Irish Times view on impact of Covid-19: Hunger rising in step with pandemic

The call by the WHO to boost vaccination in the developing world should be heeded

Peru was on the mend. Poverty and childhood malnutrition had been cut in half over the past two decades and experts were predicting it would end the decade as a high-income nation. Covid has changed it all - it is now the country with the world's highest covid death rate per capita, and poverty has soared from 20 per cent to 30 per cent in a year. Over half the population is suffering severe and moderate food insecurity.

The economic catastrophe set off by Covid-19 has battered millions of people and the region hit hardest, Latin America and the Caribbean, has seen the biggest one-year spike in food insecurity: a jump of nine percentage points, to 40.9 per cent.

In South Africa, typically one of the most food-secure nations in Africa, hunger has rippled across the country. Over the past year, three devastating waves of the virus have taken tens of thousands of breadwinners, leaving families unable to buy food. An estimated three million South Africans lost their jobs pushing the unemployment rate to a record 33 per cent. By year's end 2020 nearly 40 per cent of all South Africans were affected by hunger, according to an academic study.

In large swaths of the developing world, where vaccine distribution grossly lags that in wealthier nations, relentless new surges are rekindling the scourge of hunger.

READ MORE

The pandemic spike in hunger, the largest in at least 20 years, is dealing another setback to the fight for Zero Hunger that not only in Peru the world was once winning.

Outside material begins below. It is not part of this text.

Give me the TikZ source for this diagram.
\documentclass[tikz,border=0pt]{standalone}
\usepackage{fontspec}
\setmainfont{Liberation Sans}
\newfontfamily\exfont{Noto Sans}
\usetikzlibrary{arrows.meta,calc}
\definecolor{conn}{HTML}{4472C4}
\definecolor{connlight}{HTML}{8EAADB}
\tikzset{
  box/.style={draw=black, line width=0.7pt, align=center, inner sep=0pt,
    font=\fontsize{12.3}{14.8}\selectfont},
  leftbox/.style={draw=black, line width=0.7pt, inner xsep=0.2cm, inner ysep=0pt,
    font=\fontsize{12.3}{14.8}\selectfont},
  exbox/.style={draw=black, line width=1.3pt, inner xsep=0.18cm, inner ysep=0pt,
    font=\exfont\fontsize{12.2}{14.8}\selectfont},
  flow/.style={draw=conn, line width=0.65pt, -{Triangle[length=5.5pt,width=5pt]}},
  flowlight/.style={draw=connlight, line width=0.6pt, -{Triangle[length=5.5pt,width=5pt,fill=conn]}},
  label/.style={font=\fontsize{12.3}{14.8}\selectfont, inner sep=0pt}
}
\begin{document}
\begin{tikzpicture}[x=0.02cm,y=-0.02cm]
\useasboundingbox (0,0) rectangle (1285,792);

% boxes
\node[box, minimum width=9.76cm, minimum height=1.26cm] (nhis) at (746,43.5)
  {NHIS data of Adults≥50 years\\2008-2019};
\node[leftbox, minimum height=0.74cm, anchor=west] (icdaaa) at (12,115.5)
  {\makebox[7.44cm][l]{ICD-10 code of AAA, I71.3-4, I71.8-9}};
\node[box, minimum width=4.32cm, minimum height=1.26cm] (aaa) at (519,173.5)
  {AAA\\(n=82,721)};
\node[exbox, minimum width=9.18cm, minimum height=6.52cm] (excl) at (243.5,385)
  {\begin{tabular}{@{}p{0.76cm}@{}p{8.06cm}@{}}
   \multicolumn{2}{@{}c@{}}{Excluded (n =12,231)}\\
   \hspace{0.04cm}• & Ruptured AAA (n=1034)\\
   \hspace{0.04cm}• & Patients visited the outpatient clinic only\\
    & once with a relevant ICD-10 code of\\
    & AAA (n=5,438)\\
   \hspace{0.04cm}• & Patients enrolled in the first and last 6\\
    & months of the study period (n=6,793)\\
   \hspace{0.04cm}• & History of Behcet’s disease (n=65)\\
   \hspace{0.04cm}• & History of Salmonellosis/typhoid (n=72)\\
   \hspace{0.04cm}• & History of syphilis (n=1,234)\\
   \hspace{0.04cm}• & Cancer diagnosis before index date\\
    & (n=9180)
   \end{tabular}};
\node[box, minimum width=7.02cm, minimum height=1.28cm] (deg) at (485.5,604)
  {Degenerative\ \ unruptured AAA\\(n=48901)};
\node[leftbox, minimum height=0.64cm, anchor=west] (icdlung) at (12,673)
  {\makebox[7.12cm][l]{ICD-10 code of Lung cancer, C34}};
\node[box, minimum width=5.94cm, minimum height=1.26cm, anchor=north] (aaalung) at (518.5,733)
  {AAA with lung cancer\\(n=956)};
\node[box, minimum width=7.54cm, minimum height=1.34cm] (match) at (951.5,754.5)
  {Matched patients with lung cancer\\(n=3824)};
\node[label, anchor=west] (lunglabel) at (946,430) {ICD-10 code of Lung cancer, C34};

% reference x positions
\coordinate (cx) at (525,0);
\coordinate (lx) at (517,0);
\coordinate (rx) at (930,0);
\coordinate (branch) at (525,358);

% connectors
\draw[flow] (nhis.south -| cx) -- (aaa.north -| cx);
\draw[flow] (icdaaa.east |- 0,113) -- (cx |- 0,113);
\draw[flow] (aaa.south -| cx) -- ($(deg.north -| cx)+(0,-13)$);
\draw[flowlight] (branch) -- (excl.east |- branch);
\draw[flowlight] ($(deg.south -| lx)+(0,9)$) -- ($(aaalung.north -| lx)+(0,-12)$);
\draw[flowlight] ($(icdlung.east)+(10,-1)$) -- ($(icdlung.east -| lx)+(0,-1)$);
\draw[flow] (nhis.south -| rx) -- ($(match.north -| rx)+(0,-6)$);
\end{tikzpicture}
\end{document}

Some 270 million people are expected to face potentially life-threatening food shortages this year, compared to 150 million before the pandemic, according to the World Food Programme. The numbers on the brink of famine jumped to 41 million people currently from 34 million last year, its analysis shows.

Hunger is the deadly twin of Covid-19 whose direct economic consequences – job losses, soaring food prices (international maize prices have jumped nearly 90 per cent in a year), soaring state indebtedness, and new waves of migration – are a lethal multiplier to the pandemic.

Last week the known total of global coronavirus infections surpassed 200 million, the grossly understated death toll hit 4.2 million. And we are far from turning the corner, not least in the increasingly hungry developing world whose fate we hold in our hands. To date, of more than four billion vaccine doses administered around the world, more than 80 per cent have been used in high- and upper-middle-income countries, which account for less than half of the world’s population.

Last Wednesday the World Health Organisation called for a moratorium on booster shots until the end of September in an effort to help all countries innoculate 10 per cent of their populations. Its call should be heeded.